◆ Collected data ◆
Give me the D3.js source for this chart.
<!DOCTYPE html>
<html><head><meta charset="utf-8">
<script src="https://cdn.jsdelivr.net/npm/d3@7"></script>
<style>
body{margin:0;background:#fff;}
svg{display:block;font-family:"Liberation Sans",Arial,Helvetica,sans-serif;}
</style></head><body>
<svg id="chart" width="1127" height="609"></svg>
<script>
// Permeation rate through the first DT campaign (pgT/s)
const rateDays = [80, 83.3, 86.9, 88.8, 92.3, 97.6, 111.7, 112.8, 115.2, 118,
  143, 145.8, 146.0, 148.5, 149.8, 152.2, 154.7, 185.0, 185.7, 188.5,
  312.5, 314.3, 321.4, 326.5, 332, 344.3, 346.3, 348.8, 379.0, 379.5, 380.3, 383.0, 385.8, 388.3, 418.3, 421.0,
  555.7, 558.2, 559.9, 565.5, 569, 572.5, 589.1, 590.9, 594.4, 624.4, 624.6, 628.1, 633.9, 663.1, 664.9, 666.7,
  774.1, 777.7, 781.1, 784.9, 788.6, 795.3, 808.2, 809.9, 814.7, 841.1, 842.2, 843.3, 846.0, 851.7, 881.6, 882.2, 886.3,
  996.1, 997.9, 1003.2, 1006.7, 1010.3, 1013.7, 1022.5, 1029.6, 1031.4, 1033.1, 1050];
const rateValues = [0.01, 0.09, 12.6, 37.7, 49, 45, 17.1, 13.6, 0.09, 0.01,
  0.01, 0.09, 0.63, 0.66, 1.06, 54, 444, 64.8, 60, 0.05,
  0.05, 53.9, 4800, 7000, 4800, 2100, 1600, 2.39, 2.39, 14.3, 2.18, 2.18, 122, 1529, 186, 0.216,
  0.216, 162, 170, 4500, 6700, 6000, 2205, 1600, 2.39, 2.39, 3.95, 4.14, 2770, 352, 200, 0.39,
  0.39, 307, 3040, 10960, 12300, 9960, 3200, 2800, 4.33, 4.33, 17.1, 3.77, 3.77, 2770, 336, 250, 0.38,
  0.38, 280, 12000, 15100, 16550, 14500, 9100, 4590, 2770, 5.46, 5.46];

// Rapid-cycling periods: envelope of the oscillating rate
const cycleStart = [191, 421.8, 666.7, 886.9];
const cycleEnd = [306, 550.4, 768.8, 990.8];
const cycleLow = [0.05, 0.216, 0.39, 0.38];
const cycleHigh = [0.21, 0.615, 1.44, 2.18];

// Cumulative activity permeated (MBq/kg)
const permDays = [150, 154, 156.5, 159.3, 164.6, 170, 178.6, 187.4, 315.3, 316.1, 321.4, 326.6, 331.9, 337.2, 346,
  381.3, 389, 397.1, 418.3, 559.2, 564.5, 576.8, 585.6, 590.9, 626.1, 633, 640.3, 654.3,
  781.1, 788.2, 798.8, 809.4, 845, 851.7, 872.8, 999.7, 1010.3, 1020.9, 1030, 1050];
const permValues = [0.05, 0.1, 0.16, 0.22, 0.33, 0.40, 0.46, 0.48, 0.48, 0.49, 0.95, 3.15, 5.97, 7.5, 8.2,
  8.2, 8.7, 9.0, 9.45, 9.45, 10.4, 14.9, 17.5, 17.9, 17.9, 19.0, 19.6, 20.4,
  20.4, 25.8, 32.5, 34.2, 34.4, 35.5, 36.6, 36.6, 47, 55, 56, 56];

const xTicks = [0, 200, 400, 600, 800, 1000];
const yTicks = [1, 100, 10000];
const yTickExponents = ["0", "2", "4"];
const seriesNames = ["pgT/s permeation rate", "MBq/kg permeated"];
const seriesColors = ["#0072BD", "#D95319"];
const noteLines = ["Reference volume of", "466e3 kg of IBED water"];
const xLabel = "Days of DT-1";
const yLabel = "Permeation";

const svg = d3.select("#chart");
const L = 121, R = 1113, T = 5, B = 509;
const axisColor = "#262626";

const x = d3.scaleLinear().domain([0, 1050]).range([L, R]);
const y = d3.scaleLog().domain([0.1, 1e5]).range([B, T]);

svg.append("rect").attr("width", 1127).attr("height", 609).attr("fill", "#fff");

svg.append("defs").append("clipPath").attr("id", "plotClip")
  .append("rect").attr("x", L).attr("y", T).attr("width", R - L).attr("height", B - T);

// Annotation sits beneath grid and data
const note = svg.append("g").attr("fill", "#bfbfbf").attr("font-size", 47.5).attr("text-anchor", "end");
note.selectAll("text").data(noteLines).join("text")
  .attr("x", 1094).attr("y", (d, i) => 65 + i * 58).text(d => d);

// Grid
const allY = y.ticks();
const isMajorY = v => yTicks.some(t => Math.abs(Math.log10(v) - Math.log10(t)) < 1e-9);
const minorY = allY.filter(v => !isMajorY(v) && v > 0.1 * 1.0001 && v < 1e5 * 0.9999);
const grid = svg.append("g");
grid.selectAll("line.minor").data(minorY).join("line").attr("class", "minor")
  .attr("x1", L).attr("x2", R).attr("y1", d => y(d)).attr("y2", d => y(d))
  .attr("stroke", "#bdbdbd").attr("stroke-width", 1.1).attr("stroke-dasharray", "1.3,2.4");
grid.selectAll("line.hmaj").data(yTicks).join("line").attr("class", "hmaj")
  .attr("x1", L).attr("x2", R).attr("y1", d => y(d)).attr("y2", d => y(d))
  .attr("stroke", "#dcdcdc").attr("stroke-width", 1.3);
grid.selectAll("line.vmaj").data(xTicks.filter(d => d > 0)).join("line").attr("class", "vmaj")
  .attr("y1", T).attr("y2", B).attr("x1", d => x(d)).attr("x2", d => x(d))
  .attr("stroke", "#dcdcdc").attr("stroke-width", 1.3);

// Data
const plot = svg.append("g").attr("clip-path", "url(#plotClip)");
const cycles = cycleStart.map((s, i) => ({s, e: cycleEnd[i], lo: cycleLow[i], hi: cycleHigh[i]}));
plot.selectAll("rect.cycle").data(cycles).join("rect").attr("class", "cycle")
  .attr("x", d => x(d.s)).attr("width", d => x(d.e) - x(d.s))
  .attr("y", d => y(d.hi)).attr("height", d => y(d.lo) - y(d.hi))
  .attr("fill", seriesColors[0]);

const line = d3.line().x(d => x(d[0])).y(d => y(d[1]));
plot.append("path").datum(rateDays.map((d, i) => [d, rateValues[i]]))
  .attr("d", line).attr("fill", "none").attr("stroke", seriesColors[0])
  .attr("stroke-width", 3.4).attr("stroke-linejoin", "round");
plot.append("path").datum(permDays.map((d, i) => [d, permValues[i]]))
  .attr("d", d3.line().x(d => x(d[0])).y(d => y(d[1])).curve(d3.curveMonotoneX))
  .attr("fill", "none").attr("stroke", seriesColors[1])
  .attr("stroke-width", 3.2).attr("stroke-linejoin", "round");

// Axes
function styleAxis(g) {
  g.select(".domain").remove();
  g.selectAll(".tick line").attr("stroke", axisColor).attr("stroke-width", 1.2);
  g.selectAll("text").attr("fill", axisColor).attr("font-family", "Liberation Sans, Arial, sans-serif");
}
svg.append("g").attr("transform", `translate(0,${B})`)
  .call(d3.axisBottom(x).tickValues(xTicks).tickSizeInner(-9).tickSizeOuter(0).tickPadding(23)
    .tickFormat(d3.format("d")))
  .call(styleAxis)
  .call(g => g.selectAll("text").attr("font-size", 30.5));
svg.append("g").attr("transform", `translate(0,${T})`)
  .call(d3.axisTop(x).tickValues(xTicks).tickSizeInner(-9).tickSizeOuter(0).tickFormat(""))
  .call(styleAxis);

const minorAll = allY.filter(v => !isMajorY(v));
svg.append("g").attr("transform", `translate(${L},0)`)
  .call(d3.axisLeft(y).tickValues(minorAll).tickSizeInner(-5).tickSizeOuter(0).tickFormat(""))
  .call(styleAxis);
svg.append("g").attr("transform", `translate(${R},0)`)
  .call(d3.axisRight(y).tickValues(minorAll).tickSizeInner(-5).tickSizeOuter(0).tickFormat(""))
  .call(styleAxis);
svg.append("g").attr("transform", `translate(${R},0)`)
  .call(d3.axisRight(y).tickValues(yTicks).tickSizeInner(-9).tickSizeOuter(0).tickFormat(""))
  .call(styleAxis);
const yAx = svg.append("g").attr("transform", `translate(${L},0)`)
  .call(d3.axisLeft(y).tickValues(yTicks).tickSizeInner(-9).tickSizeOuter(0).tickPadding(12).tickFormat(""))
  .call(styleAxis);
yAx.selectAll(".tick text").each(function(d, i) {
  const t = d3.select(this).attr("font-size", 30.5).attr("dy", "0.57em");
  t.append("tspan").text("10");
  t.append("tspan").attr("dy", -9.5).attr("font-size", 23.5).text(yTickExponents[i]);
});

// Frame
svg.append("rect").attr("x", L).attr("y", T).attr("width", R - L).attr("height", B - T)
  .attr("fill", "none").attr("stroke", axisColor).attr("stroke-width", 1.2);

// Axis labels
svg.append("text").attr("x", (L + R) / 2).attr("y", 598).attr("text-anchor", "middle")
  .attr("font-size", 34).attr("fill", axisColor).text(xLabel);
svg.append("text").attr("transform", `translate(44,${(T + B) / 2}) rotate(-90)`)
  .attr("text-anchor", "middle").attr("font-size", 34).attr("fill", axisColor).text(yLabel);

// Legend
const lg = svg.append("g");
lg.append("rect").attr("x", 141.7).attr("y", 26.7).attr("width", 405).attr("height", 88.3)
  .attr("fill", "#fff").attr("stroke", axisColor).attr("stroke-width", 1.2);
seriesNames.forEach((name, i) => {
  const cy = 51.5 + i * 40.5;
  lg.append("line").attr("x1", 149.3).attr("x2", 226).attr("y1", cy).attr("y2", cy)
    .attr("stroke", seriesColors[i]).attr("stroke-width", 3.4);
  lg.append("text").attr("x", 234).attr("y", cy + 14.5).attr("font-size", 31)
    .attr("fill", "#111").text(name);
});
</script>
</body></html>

◆ Prompt ◆
Reproduce each line of the material containing the word "this".

◆ The solution ◆
Give me the D3.js source for this chart.
  const t = d3.select(this).attr("font-size", 30.5).attr("dy", "0.57em");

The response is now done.